▸ **Stated problem**
Please count the lines below that contain the word "this", and reply with that number alone.

▸ **Entries shown**
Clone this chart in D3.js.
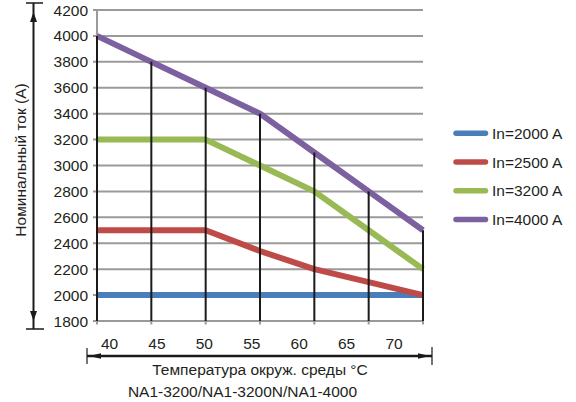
<!DOCTYPE html>
<html><head><meta charset="utf-8">
<script src="https://cdn.jsdelivr.net/npm/d3@7"></script>
<style>body{margin:0;background:#fff}svg{display:block}text{font-family:"Liberation Sans",Arial,sans-serif;fill:#231f20}</style>
</head><body><svg id="c" width="576" height="402"></svg>
<script>
const temps = [40, 45, 50, 55, 60, 65, 70];
const tickLabels = ["40", "45", "50", "55", "60", "65", "70"];
const yTicks = [1800, 2000, 2200, 2400, 2600, 2800, 3000, 3200, 3400, 3600, 3800, 4000, 4200];
const seriesNames = ["In=2000 A", "In=2500 A", "In=3200 A", "In=4000 A"];
const in2000 = [2000, 2000, 2000, 2000, 2000, 2000, 2000];
const in2500 = [2500, 2500, 2500, 2340, 2200, 2100, 2000];
const in3200 = [3200, 3200, 3200, 3000, 2800, 2500, 2200];
const in4000 = [4000, 3800, 3600, 3400, 3100, 2800, 2500];
const colors = ["#4a7ebb", "#be4b48", "#98b954", "#7d60a0"];
const seriesValues = [in2000, in2500, in3200, in4000];

const svg = d3.select("#c");
const x = d3.scaleLinear().domain([40, 70]).range([97, 423]);
const xl = d3.scalePoint().domain(tickLabels).range([109.5, 394]);
const y = d3.scaleLinear().domain([1800, 4200]).range([321, 10]);

// gridlines
svg.append("g").selectAll("line").data(yTicks).join("line")
  .attr("x1", 93).attr("x2", 423).attr("y1", d => y(d)).attr("y2", d => y(d))
  .attr("stroke", "#9a9a9a").attr("stroke-width", 2);
// left axis line
svg.append("line").attr("x1", x(40)).attr("x2", x(40)).attr("y1", y(4200)).attr("y2", y(1800))
  .attr("stroke", "#9a9a9a").attr("stroke-width", 2);
// bottom ticks
svg.append("g").selectAll("line").data(temps).join("line")
  .attr("x1", d => x(d)).attr("x2", d => x(d)).attr("y1", y(1800)).attr("y2", y(1800) + 3.5)
  .attr("stroke", "#9a9a9a").attr("stroke-width", 2);

// y tick labels
svg.append("g").selectAll("text").data(yTicks).join("text")
  .attr("x", 88).attr("y", d => y(d)).attr("dy", "0.36em").attr("text-anchor", "end")
  .attr("font-size", 15.5).text(d => d);

// series
const line = d3.line().x((d, i) => x(temps[i])).y(d => y(d));
svg.append("g").selectAll("path").data(seriesValues).join("path")
  .attr("d", d => line(d)).attr("fill", "none")
  .attr("stroke", (d, i) => colors[i]).attr("stroke-width", 6).attr("stroke-linejoin", "round");

// drop lines
svg.append("g").selectAll("line").data(temps).join("line")
  .attr("x1", d => x(d)).attr("x2", d => x(d))
  .attr("y1", (d, i) => y(d3.max(seriesValues, s => s[i]))).attr("y2", y(1800))
  .attr("stroke", "#1a1a1a").attr("stroke-width", 2);

// x tick labels
svg.append("g").selectAll("text").data(tickLabels).join("text")
  .attr("x", d => xl(d)).attr("y", 343).attr("dy", "0.36em").attr("text-anchor", "middle")
  .attr("font-size", 15.5).text(d => d);

// y arrow
const ax = 33.5;
svg.append("line").attr("x1", ax).attr("x2", ax).attr("y1", 3).attr("y2", 329).attr("stroke", "#1a1a1a").attr("stroke-width", 2);
svg.append("line").attr("x1", 26).attr("x2", 43).attr("y1", 3).attr("y2", 3).attr("stroke", "#1a1a1a").attr("stroke-width", 1.5);
svg.append("line").attr("x1", 26).attr("x2", 44).attr("y1", 329).attr("y2", 329).attr("stroke", "#1a1a1a").attr("stroke-width", 1.5);
svg.append("path").attr("d", `M${ax},12 L${ax-3.5},22 L${ax+3.5},22 Z`).attr("fill", "#1a1a1a");
svg.append("path").attr("d", `M${ax},321 L${ax-3.5},311 L${ax+3.5},311 Z`).attr("fill", "#1a1a1a");

// x arrow
const ay = 356;
svg.append("line").attr("x1", 87).attr("x2", 432).attr("y1", ay).attr("y2", ay).attr("stroke", "#1a1a1a").attr("stroke-width", 2.5);
svg.append("line").attr("x1", 87).attr("x2", 87).attr("y1", 348).attr("y2", 364).attr("stroke", "#1a1a1a").attr("stroke-width", 1.2);
svg.append("line").attr("x1", 432).attr("x2", 432).attr("y1", 347).attr("y2", 365).attr("stroke", "#1a1a1a").attr("stroke-width", 1.2);
svg.append("path").attr("d", `M89,${ay} L101,${ay-2.8} L101,${ay+2.8} Z`).attr("fill", "#1a1a1a");
svg.append("path").attr("d", `M430,${ay} L418,${ay-2.8} L418,${ay+2.8} Z`).attr("fill", "#1a1a1a");

// titles
svg.append("text").attr("x", 260).attr("y", 369).attr("dy", "0.36em").attr("text-anchor", "middle")
  .attr("font-size", 15.5).text("Температура окруж. среды °C");
svg.append("text").attr("x", 242.5).attr("y", 391.5).attr("dy", "0.36em").attr("text-anchor", "middle")
  .attr("font-size", 15.5).text("NA1-3200/NA1-3200N/NA1-4000");
svg.append("text").attr("transform", "translate(20.5,160) rotate(-90)").attr("dy", "0.36em")
  .attr("text-anchor", "middle").attr("font-size", 15.5).text("Номинальный ток (А)");

// legend
const lg = svg.append("g").selectAll("g").data(seriesNames).join("g")
  .attr("transform", (d, i) => `translate(0,${133.3 + i * 28.7})`);
lg.append("line").attr("x1", 456).attr("x2", 485.5).attr("y1", 0).attr("y2", 0)
  .attr("stroke", (d, i) => colors[i]).attr("stroke-width", 5.5).attr("stroke-linecap", "round");
lg.append("text").attr("x", 492).attr("y", 0).attr("dy", "0.36em").attr("font-size", 15.5).text(d => d);
</script></body></html>
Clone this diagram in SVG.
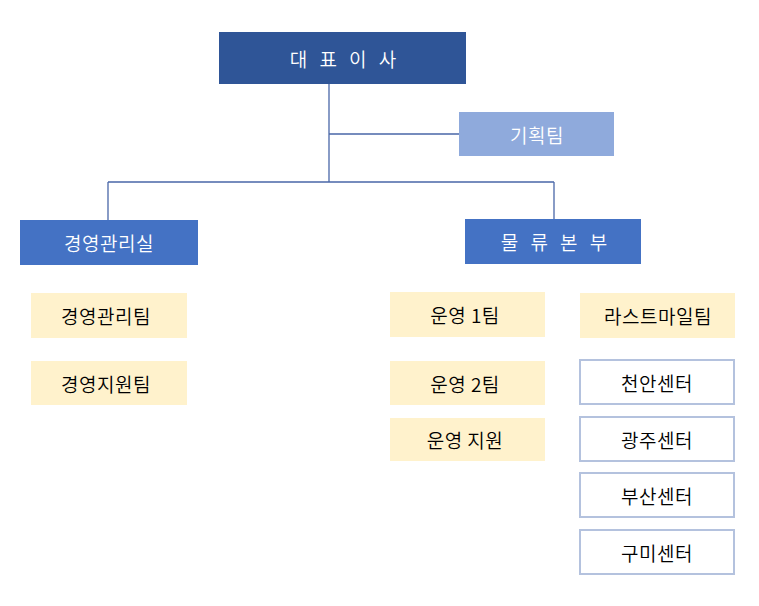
<svg xmlns="http://www.w3.org/2000/svg" width="759" height="606" viewBox="0 0 759 606">
<style>
text{font-family:"Noto Sans CJK KR","Noto Sans",sans-serif;font-size:19px;font-weight:350;letter-spacing:0.5px;text-anchor:middle;dominant-baseline:central}
.w{fill:#fff}
.k{fill:#000}
.team{fill:#FFF2CC}
.center{fill:#fff;stroke:#B4C2DE;stroke-width:2}
.ln{stroke:#4A67A8;stroke-width:1.3;fill:none}
</style>
<rect width="759" height="606" fill="#fff"/>
<g id="connectors">
<path class="ln" d="M329,84V182M329,134H459M108,182H554M108,182V220M554,182V219"/>
</g>
<g id="ceo"><rect x="219" y="32" width="247" height="52" fill="#2F5597"/><text class="w" x="345" y="58" style="font-size:19px;letter-spacing:4px">대 표 이 사</text></g>
<g id="planning"><rect x="459" y="112" width="155" height="44" fill="#8FAADC"/><text class="w" x="537" y="134">기획팀</text></g>
<g id="mgmt"><rect x="20" y="220" width="178" height="45" fill="#4472C4"/><text class="w" x="109" y="242">경영관리실</text></g>
<g id="logistics"><rect x="465" y="219" width="176" height="45" fill="#4472C4"/><text class="w" x="556" y="241" style="letter-spacing:4px">물 류 본 부</text></g>
<g id="mgmt-team"><rect class="team" x="31" y="293" width="156" height="45"/><text class="k" x="106" y="315">경영관리팀</text></g>
<g id="support-team"><rect class="team" x="31" y="361" width="156" height="44"/><text class="k" x="106" y="383">경영지원팀</text></g>
<g id="ops1"><rect class="team" x="390" y="292" width="155" height="45"/><text class="k" x="465" y="314">운영 1팀</text></g>
<g id="ops2"><rect class="team" x="390" y="361" width="155" height="44"/><text class="k" x="465" y="383">운영 2팀</text></g>
<g id="ops-support"><rect class="team" x="390" y="418" width="155" height="43"/><text class="k" x="465" y="439">운영 지원</text></g>
<g id="lastmile"><rect class="team" x="580" y="293" width="155" height="45"/><text class="k" x="658" y="315">라스트마일팀</text></g>
<g id="cheonan"><rect class="center" x="580" y="360" width="154" height="44"/><text class="k" x="657" y="382">천안센터</text></g>
<g id="gwangju"><rect class="center" x="580" y="417" width="154" height="44"/><text class="k" x="657" y="439">광주센터</text></g>
<g id="busan"><rect class="center" x="580" y="473" width="154" height="44"/><text class="k" x="657" y="495">부산센터</text></g>
<g id="gumi"><rect class="center" x="580" y="530" width="154" height="44"/><text class="k" x="657" y="552">구미센터</text></g>
</svg>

▸ **Solution**
2